Experience from the last economic downturn during the global financial crisis in 2008 is helping to guide monetary policy this year, Hong said. Large stimulus spending at that time led to "tremendous excess liquidity that we still trying to digest to this day," Hong said. "China learned a huge lesson from that."
Today's moves are "quite strong but very measured comparing with the other central banks" in the U.S. and Europe, he said. China has lowered reserve requirements, making it easier for banks to lend, and nudged lending rates lower through other means. As a result, interest rates have been coming down since the second quarter this year and credit demand has increased, he said.Eased credit and a flurry of successful local stocks listings from tech companies - through IPOs or secondary listings by China returnees from the U.S. - are helping the financial services industry to boom, especially in so-called first-tier cities such as Shanghai. Consumption is also benefitting in those areas, Hong said. Another big growth area: e-commerce.
Recovery is slower in the lower tier cities where SMEs play a big role, however. "Smaller business is still struggling - it's more or less the same as the other parts of the world" because those companies find it difficult to get access to bank credits, Hong said. SME's are particularly important for employment in China, accounting for up 80% of jobs.

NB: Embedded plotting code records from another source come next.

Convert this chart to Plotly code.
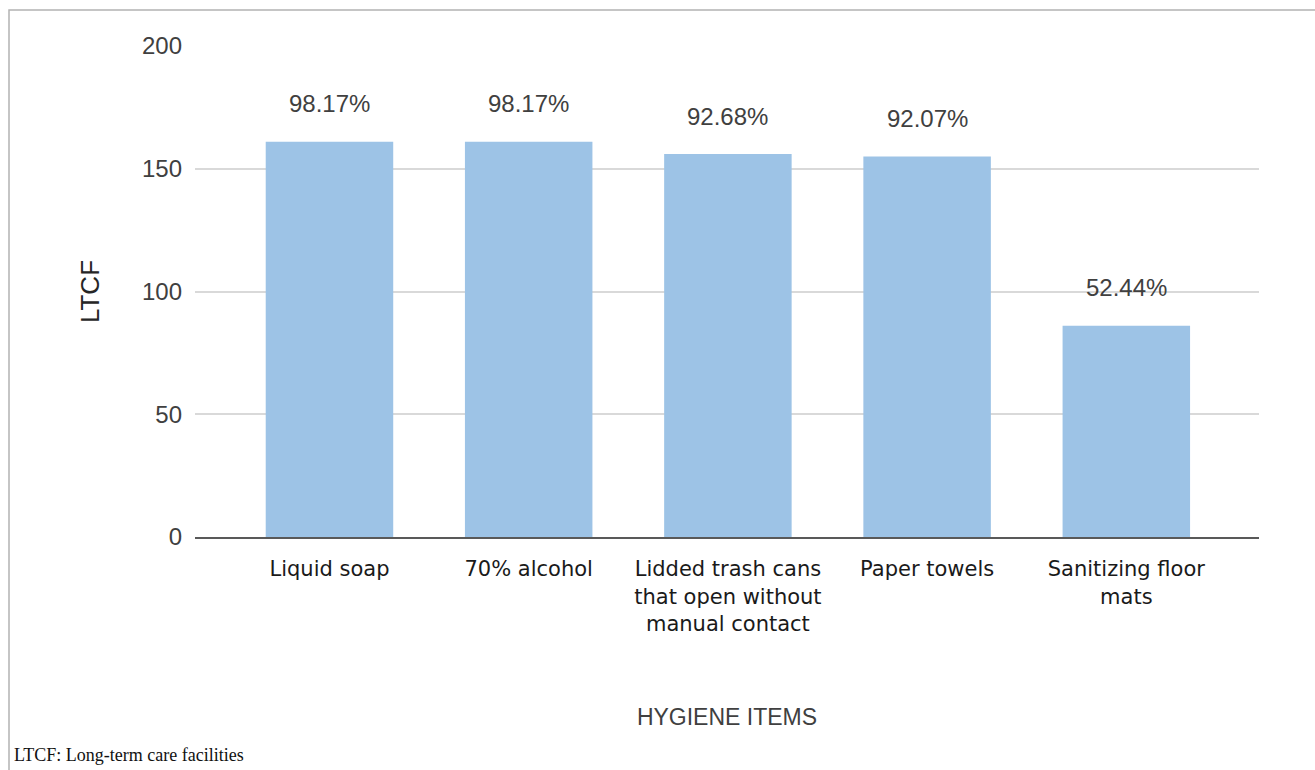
import plotly.graph_objects as go

categories = ["Liquid soap", "70% alcohol",
              "Lidded trash cans<br>that open without<br>manual contact",
              "Paper towels", "Sanitizing floor<br>mats"]
counts = [161, 161, 156, 155, 86]
pct_labels = ["98.17%", "98.17%", "92.68%", "92.07%", "52.44%"]
y_ticks = [0, 50, 100, 150, 200]

W, H = 1315, 770
L, R, T, B = 195, 56, 46, 233
pw, ph = W - L - R, H - T - B

def px_x(p):
    return (p - L) / pw

def px_y(p):
    return (H - B - p) / ph

fig = go.Figure()
fig.add_trace(go.Bar(
    x=list(range(len(categories))), y=counts,
    marker=dict(color="#9dc3e6", line=dict(width=0)),
    width=0.64, hoverinfo="skip", showlegend=False,
))

for i, (v, t) in enumerate(zip(counts, pct_labels)):
    fig.add_annotation(x=i, y=v, text=t, showarrow=False, yshift=38,
                       font=dict(family="Liberation Sans, Arial", size=24, color="#404040"))

fig.update_layout(
    width=W, height=H,
    margin=dict(l=L, r=R, t=T, b=B),
    plot_bgcolor="white", paper_bgcolor="white",
    xaxis=dict(
        tickmode="array", tickvals=list(range(len(categories))), ticktext=categories,
        range=[-0.675, 4.666], showgrid=False, zeroline=False,
        showline=True, linecolor="#595959", linewidth=2,
        ticks="", ticklabelstandoff=12,
        tickfont=dict(family="DejaVu Sans", size=21, color="#1a1a1a"),
        title=dict(text="HYGIENE ITEMS", standoff=74,
                   font=dict(family="Liberation Sans, Arial", size=23, color="#404040")),
    ),
    yaxis=dict(
        range=[0, 200], tickvals=y_ticks, showgrid=True, gridcolor="#d9d9d9", gridwidth=1.5,
        zeroline=False, showline=False, ticks="", ticklabelstandoff=12,
        tickfont=dict(family="Liberation Sans, Arial", size=24, color="#404040"),
        title=dict(text="LTCF", standoff=34,
                   font=dict(family="Liberation Sans, Arial", size=26, color="#262626")),
    ),
)

# frame around the figure (top and left edges visible)
fig.add_shape(type="rect", xref="paper", yref="paper",
              x0=px_x(9), x1=px_x(W + 10), y0=px_y(H + 10), y1=px_y(10),
              line=dict(color="#b3b3b3", width=1.5), fillcolor="rgba(0,0,0,0)", layer="below")

fig.add_annotation(xref="paper", yref="paper", x=px_x(12), y=px_y(755),
                   xanchor="left", yanchor="middle", showarrow=False,
                   text="LTCF: Long-term care facilities",
                   font=dict(family="Liberation Serif, Times New Roman", size=18, color="#111111"))

fig.write_html("out.html")
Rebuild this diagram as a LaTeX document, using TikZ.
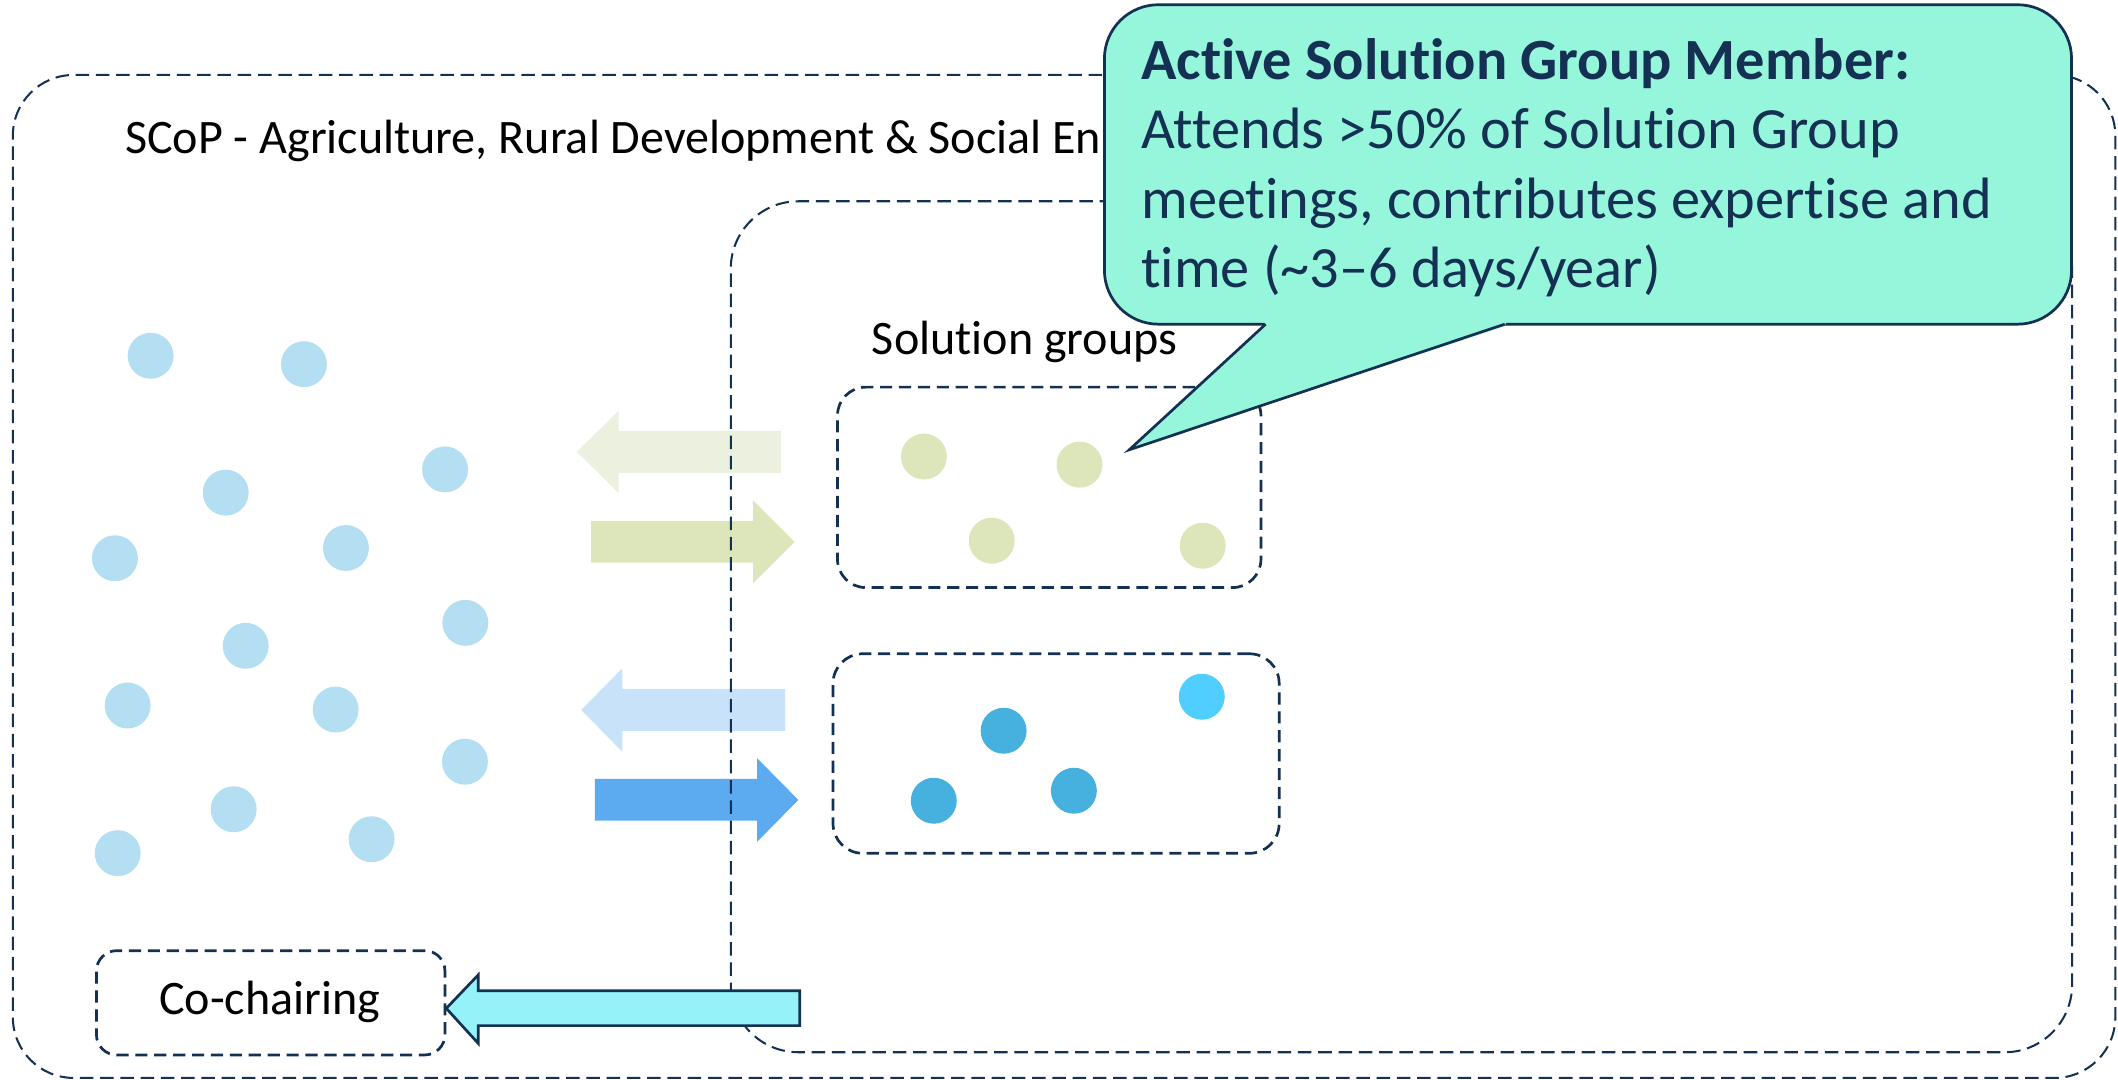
\documentclass[tikz,border=0pt]{standalone}
\usepackage{fontspec}
\setmainfont{Carlito}[Ligatures=NoCommon]
\definecolor{navy}{RGB}{20,48,82}
\definecolor{calloutfill}{RGB}{150,246,219}
\definecolor{cochairfill}{RGB}{148,242,248}
\definecolor{leftdot}{RGB}{180,222,242}
\definecolor{greendot}{RGB}{220,230,186}
\definecolor{palegreen}{RGB}{235,241,222}
\definecolor{paleblue}{RGB}{200,226,250}
\definecolor{midblue}{RGB}{92,170,240}
\definecolor{bluedot}{RGB}{70,176,222}
\definecolor{cyandot}{RGB}{80,206,255}
\tikzset{
  bigbox/.style={draw=navy, line width=1.5pt, dash pattern=on 10pt off 5pt, rounded corners=#1, inner sep=0pt},
  grpbox/.style={draw=navy, line width=2pt, dash pattern=on 9pt off 5pt, rounded corners=#1, inner sep=0pt},
  dotnode/.style={circle, fill=#1, minimum size=34pt, inner sep=0pt},
  maintext/.style={font=\fontsize{35.6}{42}\selectfont, text=black, inner sep=0pt},
  calltext/.style={font=\fontsize{43.2}{51.5}\selectfont, text=navy, inner sep=0pt, anchor=base west},
  callbox/.style={draw=navy, fill=calloutfill, line width=2pt, rounded corners=40pt, inner sep=0pt},
}
\begin{document}
\begin{tikzpicture}[x=1pt,y=-1pt]
\useasboundingbox (0,0) rectangle (1568,799.5);

% outer community box
\node[bigbox=45pt, minimum width=1556.5pt, minimum height=742.5pt] (outer) at (787.75,426.75) {};
\begin{scope}
\clip (0,60) rectangle (816,140);
\node[maintext, anchor=base west] (scop) at (92.5,113.5) {SCoP - Agriculture, Rural Development \& Social En};
\end{scope}

% community members
\foreach \n/\x/\y in {1/111.5/263.4, 2/225/269.6, 3/329.5/347.5, 4/167.1/364.7, 5/85.1/413.3,
  6/256.1/405.7, 7/344.5/461.1, 8/181.9/478.1, 9/94.5/522.3, 10/248.5/525.3,
  11/344.2/563.9, 12/173/599.1, 13/275.1/621.3, 14/87.1/631.6}
  \node[dotnode=leftdot] (m\n) at (\x,\y) {};

% exchange arrows
\fill[palegreen] (578,319) -- (458,319) -- (458,304) -- (427,334.5) -- (458,365) -- (458,350) -- (578,350) -- cycle;
\fill[greendot] (437.6,385.7) -- (557.5,385.7) -- (557.5,370.4) -- (588.2,401.1) -- (557.5,431.8) -- (557.5,416.6) -- (437.6,416.6) -- cycle;
\fill[paleblue] (581.2,510) -- (460.7,510) -- (460.7,494.8) -- (430.3,525.6) -- (460.7,556.5) -- (460.7,541) -- (581.2,541) -- cycle;
\fill[midblue] (440.4,576.7) -- (560.6,576.7) -- (560.6,561.4) -- (591,592.2) -- (560.6,623.1) -- (560.6,607.6) -- (440.4,607.6) -- cycle;

% solution groups area
\node[bigbox=50pt, minimum width=993pt, minimum height=630pt] (inner) at (1037.5,464) {};
\node[maintext, anchor=base west] (sglabel) at (645.3,262.8) {Solution groups};

\node[grpbox=21pt, minimum width=313.5pt, minimum height=148.4pt] (g1) at (776.75,360.8) {};
\node[dotnode=greendot] (g1a) at (684,338) {};
\node[dotnode=greendot] (g1b) at (799.2,344) {};
\node[dotnode=greendot] (g1c) at (734.2,400.3) {};
\node[dotnode=greendot] (g1d) at (890.4,404) {};

\node[grpbox=22pt, minimum width=330.3pt, minimum height=147.7pt] (g2) at (781.85,557.85) {};
\node[dotnode=cyandot] (g2a) at (889.7,515.8) {};
\node[dotnode=bluedot] (g2b) at (743,541) {};
\node[dotnode=bluedot] (g2c) at (691.3,592.8) {};
\node[dotnode=bluedot] (g2d) at (795,585.4) {};

% co-chairing
\node[grpbox=15pt, minimum width=258pt, minimum height=77.2pt] (cochair) at (200.4,742.4) {};
\node[maintext, anchor=base] (cochairtxt) at (199.7,751.4) {Co-chairing};
\filldraw[fill=cochairfill, draw=navy, line width=2pt, line join=miter]
  (592,733.4) -- (354,733.4) -- (354,721.8) -- (cochair.east |- 0,746.5) -- (354,772.4) -- (354,759.3) -- (592,759.3) -- cycle;

% callout
\node[callbox, minimum width=716pt, minimum height=236.5pt] (callout) at (1175.6,121.75) {};
\coordinate (pa) at (937,240);
\coordinate (pb) at (1114,240);
\coordinate (tip) at (836,333);
\fill[calloutfill] (935,236) -- (1116,236) -- (1114,241.5) -- (tip) -- (937,241.5) -- cycle;
\draw[navy, line width=2pt, line join=miter] (pa) -- (tip) -- (pb);
\node[calltext, font=\fontsize{43.2}{51.5}\selectfont\bfseries] (c1) at (844.8,58.7) {Active Solution Group Member:};
\node[calltext] (c2) at (844.8,109.8) {Attends >50\% of Solution Group};
\node[calltext] (c3) at (844.8,161.7) {meetings, contributes expertise and};
\node[calltext] (c4) at (844.8,213) {time (\textasciitilde3–6 days/year)};
\end{tikzpicture}
\end{document}
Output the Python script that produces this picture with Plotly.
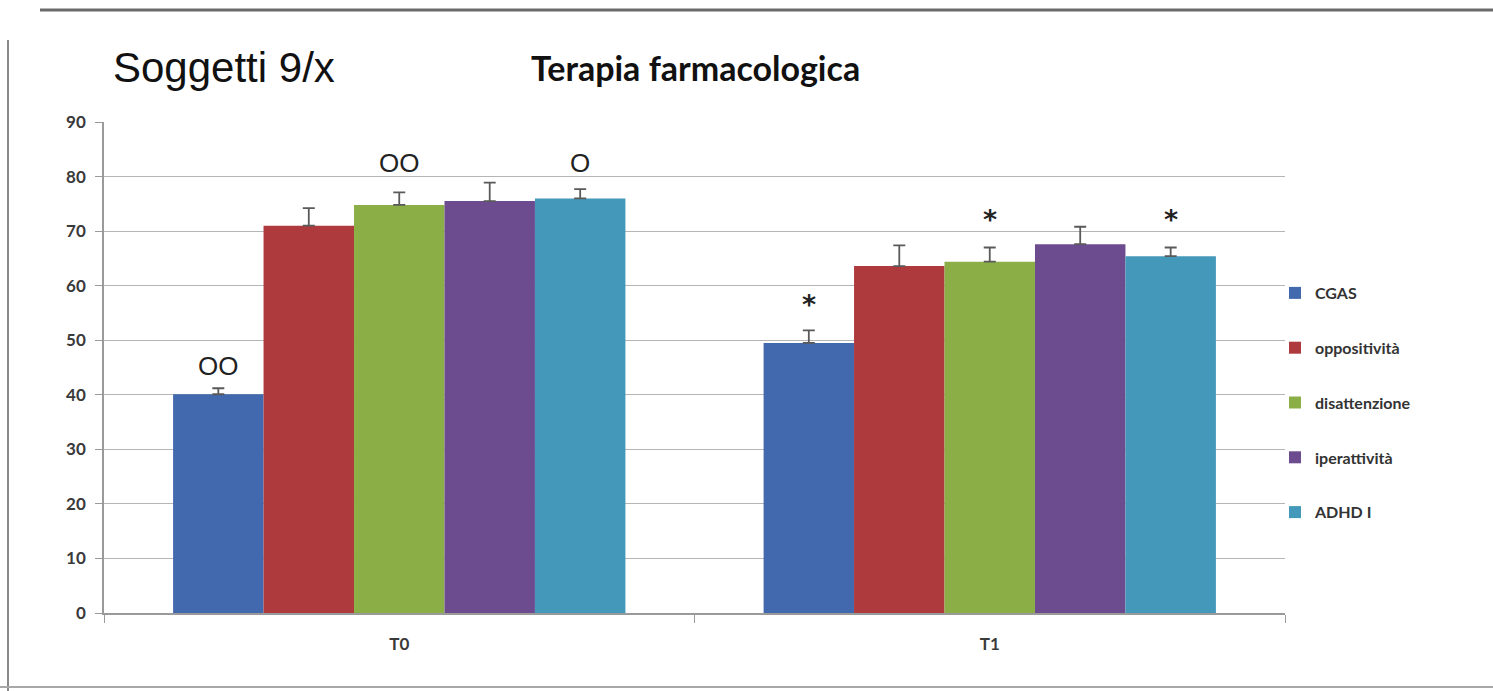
import plotly.graph_objects as go

categories = ["T0", "T1"]
series_names = ["CGAS", "oppositività", "disattenzione", "iperattività", "ADHD I"]
colors = ["#4268AE", "#AE3A3D", "#8BAF46", "#6C4C8F", "#4499BA"]

values = {
    "CGAS": [40.1, 49.5],
    "oppositività": [71.0, 63.6],
    "disattenzione": [74.8, 64.4],
    "iperattività": [75.5, 67.6],
    "ADHD I": [76.0, 65.4],
}
errors = {
    "CGAS": [1.1, 2.3],
    "oppositività": [3.2, 3.8],
    "disattenzione": [2.3, 2.6],
    "iperattività": [3.4, 3.2],
    "ADHD I": [1.7, 1.6],
}
# significance marks: (category index, series index, text, y value)
marks_text = ["OO", "OO", "O", "*", "*", "*"]
marks_cat = [0, 0, 0, 1, 1, 1]
marks_series = [0, 2, 4, 0, 2, 4]
marks_y = [45.4, 82.6, 82.6, 57.2, 72.8, 72.8]

y_ticks = list(range(0, 91, 10))

W, H = 1493, 691
L, R, T, B = 104, 208, 122, 78
BARGAP = 0.234

fig = go.Figure()
for name, col in zip(series_names, colors):
    fig.add_trace(go.Bar(
        name=name, x=categories, y=values[name],
        marker=dict(color=col, line=dict(width=0)),
        error_y=dict(type="data", array=errors[name], symmetric=False,
                     arrayminus=[0] * len(categories),
                     color="#5a5a5a", thickness=1.8, width=6),
        legendgroup=name,
    ))

n = len(series_names)
group_w = 1 - BARGAP
bar_w = group_w / n
for txt, ci, si, yv in zip(marks_text, marks_cat, marks_series, marks_y):
    xc = ci - group_w / 2 + bar_w * (si + 0.5)
    if txt == "*":
        fnt = dict(family="DejaVu Sans", size=27, color="#222222", weight="bold")
        ys = -4
    else:
        fnt = dict(family="Liberation Sans", size=26, color="#222222")
        ys = -1
    fig.add_annotation(x=xc, y=yv, text=txt, showarrow=False,
                       xref="x", yref="y", yanchor="middle", yshift=ys, font=fnt)

# scanned frame lines
def px2paper_x(px):
    return (px - L) / (W - L - R)

def px2paper_y(py):
    return (H - B - py) / (H - T - B)

frame = [
    (40, 10, 1493, 10, "#6a6a6a", 3),
    (8, 40, 8, 691, "#8a8a8a", 2),
    (0, 687, 1493, 687, "#a8a8a8", 2),
]
for x0, y0, x1, y1, c, w in frame:
    fig.add_shape(type="line", xref="paper", yref="paper",
                  x0=px2paper_x(x0), y0=px2paper_y(y0),
                  x1=px2paper_x(x1), y1=px2paper_y(y1),
                  line=dict(color=c, width=w))

fig.add_annotation(text="Soggetti 9/x", xref="paper", yref="paper",
                   x=px2paper_x(111), y=px2paper_y(67), xanchor="left", yanchor="middle",
                   showarrow=False, font=dict(family="Liberation Sans", size=42, color="#111111"))
fig.add_annotation(text="<b>Terapia farmacologica</b>", xref="paper", yref="paper",
                   x=px2paper_x(695), y=px2paper_y(67), xanchor="center", yanchor="middle",
                   showarrow=False, font=dict(family="Lato", size=34, color="#111111"))

tickfont = dict(family="Lato", size=17, color="#3a3a3a", weight="bold")

fig.update_layout(
    width=W, height=H, autosize=False,
    margin=dict(l=L, r=R, t=T, b=B),
    paper_bgcolor="white", plot_bgcolor="white",
    barmode="group", bargap=BARGAP, bargroupgap=0,
    showlegend=True,
    legend=dict(x=px2paper_x(1275), y=px2paper_y(276), xanchor="left", yanchor="top",
                font=dict(family="Lato", size=16, color="#333333", weight="bold"),
                tracegroupgap=31, itemwidth=30, bgcolor="rgba(0,0,0,0)"),
    xaxis=dict(showline=True, linecolor="#9a9a9a", linewidth=1.5,
               ticks="outside", tickson="boundaries", ticklen=8, tickcolor="#9a9a9a",
               tickfont=tickfont, ticklabelstandoff=15,
               showgrid=False, range=[-0.5, 1.5]),
    yaxis=dict(range=[0, 90], tickvals=y_ticks, showline=True, linecolor="#9a9a9a",
               linewidth=1.5, ticks="outside", ticklen=7, tickcolor="#9a9a9a",
               showgrid=True, gridcolor="#b5b5b5", gridwidth=1.2,
               tickfont=tickfont, ticklabelstandoff=6,
               zeroline=False),
)

fig.write_html("out.html", config={"displayModeBar": False},
               post_script="document.body.style.margin='0px';")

That uneven recovery landscape, along with question marks about the international outlook, forms the backdrop for the new "double circulation" policy launched in the second half. The goal is "really is to focus on improving domestic consumption," Hong said. That makes sense because of likely overall pressure on global supply chains and foreign demand in light of escalating rivalry between the U.S. and China, he said. It will also give policy makers room to help cities where income is already relatively low.
"So going into the second half of the year, hopefully not only the bigger SOEs will be performing well and not only the bigger, more successful Chinese online tech giants will be flourishing, but also the smaller SMEs can come back," he said.
With China's overall outlook still promising, Hong doesn't expect multinationals to pull out entirely - a view that was echoed by other forum speakers (see related post here). China's domestic market will be "more important for Chinese companies and even for U.S. companies," he said, citing Tesla. China, he said, is "becoming a global consumption market that many global conglomerates want to be in."